Côte d’Ivoire : Nouveau front populaire, l’appel de Gbagbo à Bonoua
Laurent Gbagbo a fait volte-face le dimanche 14 juillet 2024 à Bonoua (région du Sud-Comoé). Il tend la main à tous pour une coalition en vue de renverser Alassane Ouattara et son régime à l'élection présidentielle du 25 octobre 2025.
C'est un coup de tonnerre. Les exemples politiques, sénégalais et français, inspirants ont certainement fait bouger les lignes du radicalisme et du sauve-qui-peut.
Bien qu'éliminé de la course à la présidentielle du Sénégal, Ousmane Sonko, président du Pastef, n'a lancé aucun mot d'ordre de boycott. Il a trouvé, en Diomaye Faye, son secrétaire général, un candidat de substitution, qui a remporté, le 24 mars 2024, le scrutin.

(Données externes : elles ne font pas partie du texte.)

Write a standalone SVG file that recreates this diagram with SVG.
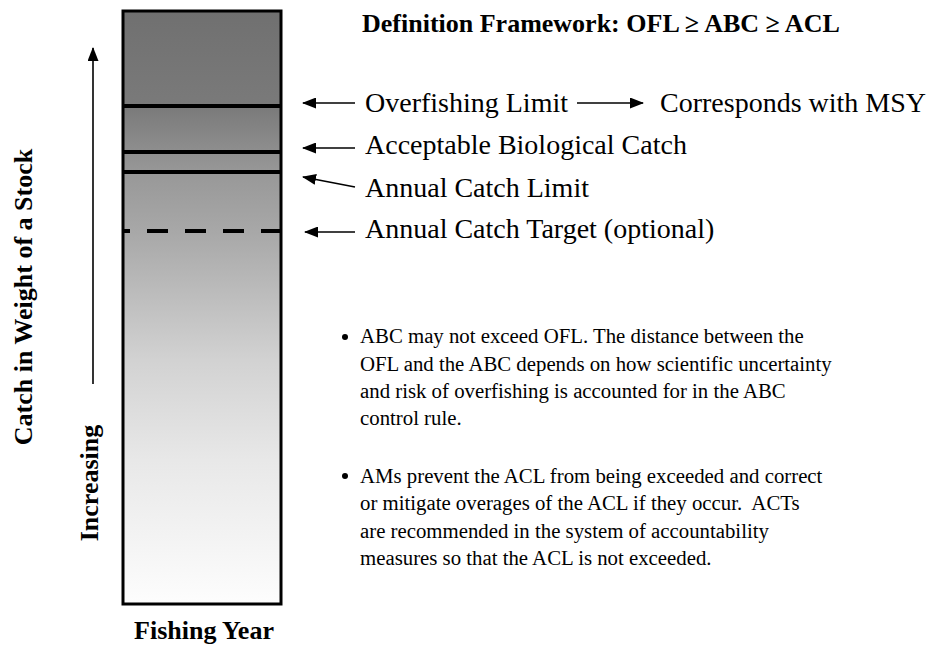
<svg xmlns="http://www.w3.org/2000/svg" width="932" height="646" viewBox="0 0 932 646">
<style>
.lbl{font-family:"Liberation Serif","Times New Roman",serif;font-size:28px;fill:#000}
.bold{font-family:"Liberation Serif","Times New Roman",serif;font-size:26px;font-weight:bold;fill:#000}
.body{font-family:"Liberation Serif","Times New Roman",serif;font-size:20.8px;fill:#000}
.arr{stroke:#000;stroke-width:1.6;fill:none}
.lim{stroke:#000;stroke-width:4}
</style>
<defs>
<linearGradient id="g" x1="0" y1="0" x2="0" y2="1">
<stop offset="0" stop-color="#707070"/>
<stop offset="0.162" stop-color="#7a7a7a"/>
<stop offset="0.273" stop-color="#989898"/>
<stop offset="0.374" stop-color="#a8a8a8"/>
<stop offset="0.589" stop-color="#d2d2d2"/>
<stop offset="0.758" stop-color="#e8e8e8"/>
<stop offset="1" stop-color="#fdfdfd"/>
</linearGradient>
<marker id="ah" markerWidth="14" markerHeight="11" refX="13" refY="5.5" orient="auto" markerUnits="userSpaceOnUse">
<path d="M0,0 L14,5.5 L0,11 Z" fill="#000"/>
</marker>
</defs>

<g id="bar">
<rect x="123" y="11" width="158" height="593" fill="url(#g)" stroke="#000" stroke-width="3"/>
<line class="lim" x1="123" y1="106" x2="281" y2="106"/>
<line class="lim" x1="123" y1="152" x2="281" y2="152"/>
<line class="lim" x1="123" y1="172" x2="281" y2="172"/>
<line class="lim" x1="123" y1="231" x2="282" y2="231" stroke-dasharray="21 17" stroke-dashoffset="14"/>
</g>

<g id="axis">
<text class="bold" transform="translate(32,297) rotate(-90)" text-anchor="middle">Catch in Weight of a Stock</text>
<text class="bold" transform="translate(98,483) rotate(-90)" text-anchor="middle">Increasing</text>
<text class="bold" x="204" y="639" text-anchor="middle">Fishing Year</text>
</g>

<g id="title">
<text class="bold" x="362" y="32">Definition Framework: OFL ≥ ABC ≥ ACL</text>
</g>

<g id="labels">
<text class="lbl" x="365" y="112">Overfishing Limit</text>
<text class="lbl" x="660" y="112">Corresponds with MSY</text>
<text class="lbl" x="365" y="154">Acceptable Biological Catch</text>
<text class="lbl" x="365" y="197">Annual Catch Limit</text>
<text class="lbl" x="365" y="238">Annual Catch Target (optional)</text>
</g>

<g id="connectors">
<line class="arr" x1="93" y1="384" x2="93" y2="48" marker-end="url(#ah)"/>
<line class="arr" x1="355" y1="103" x2="303" y2="103" marker-end="url(#ah)"/>
<line class="arr" x1="577" y1="103" x2="643" y2="103" marker-end="url(#ah)"/>
<line class="arr" x1="355" y1="148" x2="303" y2="148" marker-end="url(#ah)"/>
<line class="arr" x1="355" y1="187" x2="303" y2="177" marker-end="url(#ah)"/>
<line class="arr" x1="355" y1="232" x2="305" y2="232" marker-end="url(#ah)"/>
</g>

<g id="notes">
<circle cx="345" cy="337" r="3" fill="#000"/>
<text class="body" x="360" y="343">ABC may not exceed OFL. The distance between the</text>
<text class="body" x="360" y="371">OFL and the ABC depends on how scientific uncertainty</text>
<text class="body" x="360" y="398">and risk of overfishing is accounted for in the ABC</text>
<text class="body" x="360" y="425">control rule.</text>
<circle cx="345" cy="476" r="3" fill="#000"/>
<text class="body" x="360" y="483">AMs prevent the ACL from being exceeded and correct</text>
<text class="body" x="360" y="510">or mitigate overages of the ACL if they occur.&#160; ACTs</text>
<text class="body" x="360" y="538">are recommended in the system of accountability</text>
<text class="body" x="360" y="565">measures so that the ACL is not exceeded.</text>
</g>
</svg>
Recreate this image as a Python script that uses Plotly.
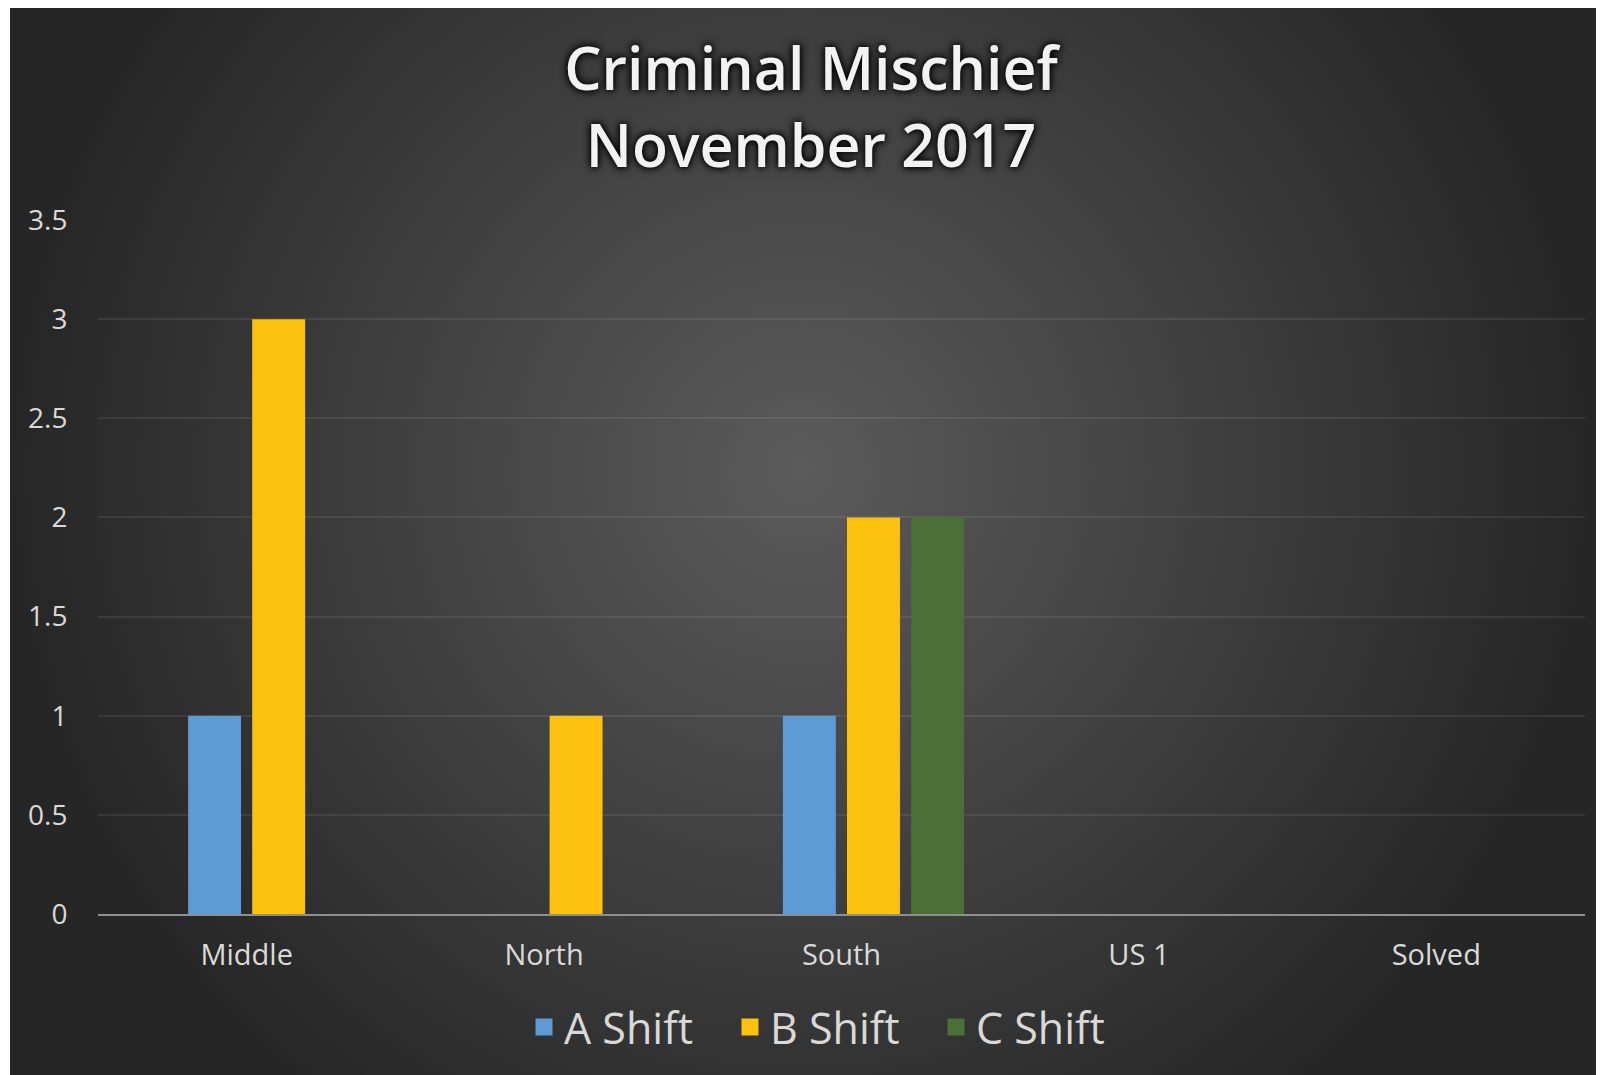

De son côté, la gauche hexagonale est en train de prouver qu'unie, elle reste plus forte. À la présidentielle, elle est partie en ordre dispersé et n'a pu atteindre le second tour.
Aussi, a-t-elle formé, en mai 2022 après son échec, la Nouvelle union populaire écologique et sociale (Nupes, coalition de La France insoumise, le PS, Europe-Écologie les Verts et le PCF). Elle a gagné, avec 151 sièges sur 577, aux législatives du 19 juin, son pari d'être la principale force d'opposition au régime de Macron (250 députés) au Parlement.
Et bien que la Nupes ait explosé en plein vol sur des divergences stratégiques, les différents dirigeants ont rapidement tu leur ressentiment et ont, après la dissolution de l'Assemblée nationale le 8 juin 2024, porté sur les fonts baptismaux une nouvelle alliance : le Nouveau Front populaire (Nfp). Aux élections législatives anticipées des 30 juin et 7 juillet, cette alliance est arrivée en tête avec environ 190 députés devant le camp présidentiel (environ 160 sièges).
Même les aveugles voient la force de l'union. Et les sourds entendent. De la cacophonie politique de La majorité présidentielle (Lmp) au Congrès national pour la résistance et la démocratie (Cnrd), en passant par l'émiettement de la gauche avec l'éclatement du Fpi en menus morceaux (Fpi, Lider, Mgc, Ppa-CI), le désastre est réel et les échecs cuisants aux dernières élections locales (municipales et régionales) du 2 septembre 2023.
D'où l'appel inattendu et imprévu de Bonoua. Mais 24 heures plus tard, c'est un silence de cimetière, qui accueille cette offre. Ce n'est pas le silence du "qui ne dit mot consent" ; c'est un silence assourdissant dans un monde politique ivoirien miné désormais par la méfiance, les suspicions et animosités, les querelles d'amour propre et de personnes.
En effet, si Laurent Gbagbo a longtemps représenté, par son leadership, un facteur d'union, il est devenu, depuis la perte du pouvoir, un obstacle au point que lui-même, à la naissance de son parti, le Ppa-CI, a balisé le terrain ; déclarant que l'union de la gauche n'était pas sa tasse de thé.
Par conséquent, c'est la realpolitik qui a pris le pas dans le discours de l'ex-président de la République. Initiateur de cette démarche pour des retrouvailles politiques, c'est lui qui devra alors effectuer les premiers pas en direction des autres leaders à l'effet de les convaincre sur son projet et ses objectifs. Surtout que, à voix basse, certains soupçonnent un agenda secret ou caché en vue de les embarquer dans une lutte en sa faveur et à son profit.
Encore et toujours dans leur tour d'ivoire, souvent nombrilistes et fermés à tout compromis dynamique, des dirigeants politiques ignorent cette pensée cartésienne de Jean-Luc Melenchon, ex-patron de La France insoumise et mentor du parti : « En politique, l'amour n'existe pas entre hommes politiques. On s'unit pour faire face à l'adversaire du moment ».
Avant de divorcer avec fracas, Henri Konan Bédié et Alassane Ouattara en ont fait la démonstration, dans l'opposition à Laurent Gbagbo, au sein du Rhdp, à telle enseigne que l'ex-président du Pdci-Rda déclarait : « La politique est l'art de l'impossible ».